McCormick is a Delaware Chancery Court Judge who presided over Tesla CEO Elon Musk’s pay package lawsuit over the past few years, as well as his purchase of Twitter. However, she will no longer be sitting in on any issues related to Musk.

Elon Musk demands Delaware Judge recuse herself after ‘support’ post celebrating $2B court loss

In a rare admission of potential optics issues in one of America’s most powerful corporate courts, Delaware Chancery Court Chancellor Kathaleen McCormick stepped aside Monday from a cluster of shareholder lawsuits targeting Elon Musk and Tesla’s board.

The move came just days after Musk’s legal team highlighted her apparent “support” on LinkedIn for a post that mocked the billionaire over his 2022 tweets about the $44 billion Twitter acquisition.

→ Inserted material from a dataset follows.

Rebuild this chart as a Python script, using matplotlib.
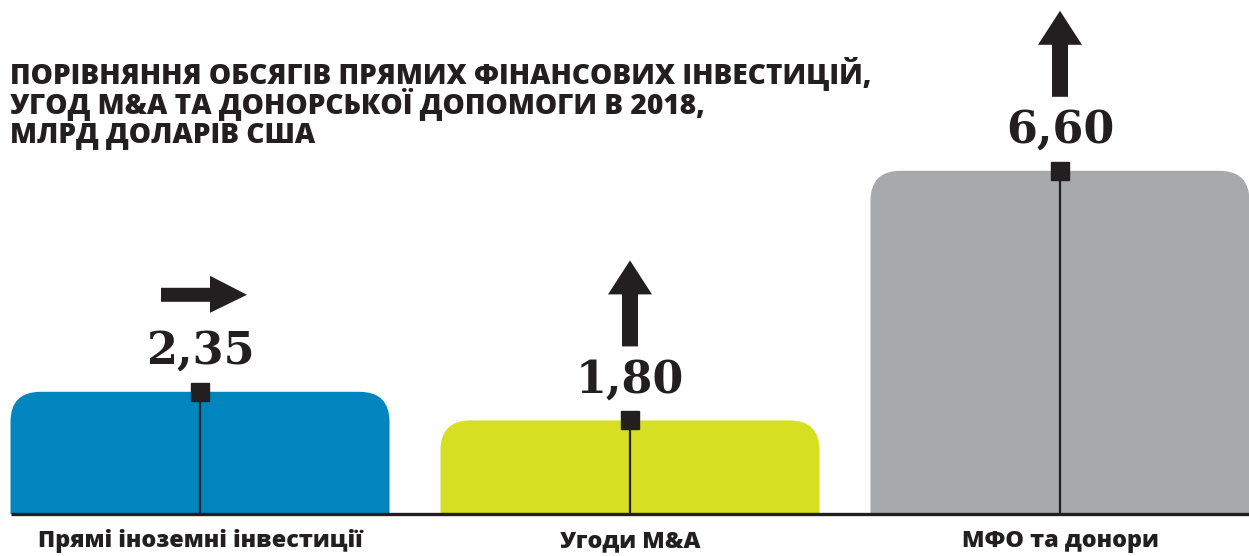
import numpy as np
import matplotlib.pyplot as plt
from matplotlib import patches, transforms

categories = ['Прямі іноземні інвестиції', 'Угоди M&A', 'МФО та донори']
values = [2.35, 1.80, 6.60]
value_labels = ['2,35', '1,80', '6,60']
arrow_dirs = ['right', 'up', 'up']
colors = ['#0085bf', '#d7df23', '#a7a9ac']
title = ('ПОРІВНЯННЯ ОБСЯГІВ ПРЯМИХ ФІНАНСОВИХ ІНВЕСТИЦІЙ,\n'
         'УГОД M&A ТА ДОНОРСЬКОЇ ДОПОМОГИ В 2018,\n'
         'МЛРД ДОЛАРІВ США')

dark = '#231f20'
W, H = 1249, 556
fig = plt.figure(figsize=(W / 100, H / 100), dpi=100)
ax = fig.add_axes([0, 0, 1, 1])
ax.set_axis_off()

px_x = 430.0   # pixels per category step
px_y = 52.0    # pixels per unit value
ax.set_xlim(-200 / px_x, (W - 200) / px_x)
ax.set_ylim(-42 / px_y, (H - 42) / px_y)

bar_w = 379 / px_x
radius = 30 / px_x
x = np.arange(len(categories))

for i, v in enumerate(values):
    box = patches.FancyBboxPatch((x[i] - bar_w / 2, -2), bar_w, v + 2,
                                 boxstyle=f'round,pad=0,rounding_size={radius}',
                                 mutation_aspect=px_x / px_y,
                                 fc=colors[i], ec='none', zorder=1)
    ax.add_patch(box)
    clip = patches.Rectangle((x[i] - bar_w, 0), 2 * bar_w, v + 5,
                             transform=ax.transData)
    box.set_clip_path(clip)

ax.vlines(x, 0, values, color=dark, lw=1.6, zorder=2)
ax.plot(x, values, 's', ms=13, color=dark, zorder=3)
ax.hlines(0, x[0] - bar_w / 2, (W - 200) / px_x, color=dark, lw=2.4, zorder=4)

for i, v in enumerate(values):
    ax.annotate(value_labels[i], (x[i], v), xytext=(0, 29),
                textcoords='offset points', ha='center', va='center',
                fontsize=32, fontweight='bold', family='DejaVu Serif',
                color=dark)
    anchor = transforms.ScaledTranslation(x[i], v, ax.transData)
    tr = transforms.Affine2D() + anchor
    if arrow_dirs[i] == 'up':
        pts = [(-8, 74), (8, 74), (8, 126), (22, 126), (0, 160),
               (-22, 126), (-8, 126)]
    else:
        pts = [(-39, 90), (10, 90), (10, 79), (47, 97), (10, 116),
               (10, 104), (-39, 104)]
    ax.add_patch(patches.Polygon(pts, closed=True, fc=dark, ec='none',
                                 transform=tr, zorder=3))
    ax.text(x[i], -27 / px_y, categories[i], ha='center', va='center',
            fontsize=16.8, fontweight='heavy', family='Open Sans', color=dark)

fig.text(10 / W, 1 - 56 / H, title, ha='left', va='top', fontsize=20.2,
         fontweight='heavy', family='Open Sans', color=dark, linespacing=0.93)

fig.savefig('out.png', dpi=100)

McCormick insisted in a court filing that she harbors no actual bias against Musk or the defendants. She claimed she either never clicked the “support” button, LinkedIn’s version of a “like,” or did so accidentally.

She wrote in a newly published memo from the Delaware Chancery Court:

“The motion for recusal rests on a false premise — that I support a LinkedIn post about Mr. Musk, which I do not in fact support. I am not biased against the defendants in these actions.”

Yet she granted the reassignment anyway, acknowledging that the intense media scrutiny surrounding her involvement had become “detrimental to the administration of justice.”

The consolidated cases will now be handled by three of her colleagues on the Delaware Court of Chancery, the nation’s go-to venue for high-stakes corporate disputes. The lawsuits accuse Musk and Tesla directors of breaching fiduciary duties through lavish executive compensation and lax governance oversight.

One prominent claim, filed by a Detroit pension fund, challenges massive stock awards granted to board members, alleging the payouts harmed the company. The litigation also overlaps with issues stemming from Musk’s turbulent 2022 Twitter purchase.

McCormick’s history with Musk made her a lightning rod. In 2022, she presided over the fast-tracked lawsuit that ultimately forced Musk to complete the Twitter deal after he tried to back out.

Then in 2024, she struck down his record $56 billion Tesla compensation package, ruling the approval process was flawed and overly CEO-friendly. The Delaware Supreme Court later reinstated the pay on technical grounds, but the ruling fueled Musk’s long-standing criticism of the state’s judiciary.

Musk has repeatedly urged companies to reincorporate elsewhere, arguing Delaware courts have grown hostile to visionary leaders. Monday’s recusal hands him a symbolic victory and underscores how personal social-media activity can collide with judicial impartiality standards.

Delaware law requires judges to step aside if there’s even a “reasonable basis” to question their neutrality.

Court watchers say the episode highlights growing tensions in corporate America’s legal epicenter. While McCormick maintained her impartiality, the appearance of bias proved too costly to ignore. The cases will proceed without her, but the broader debate over Delaware’s dominance in business litigation is far from over.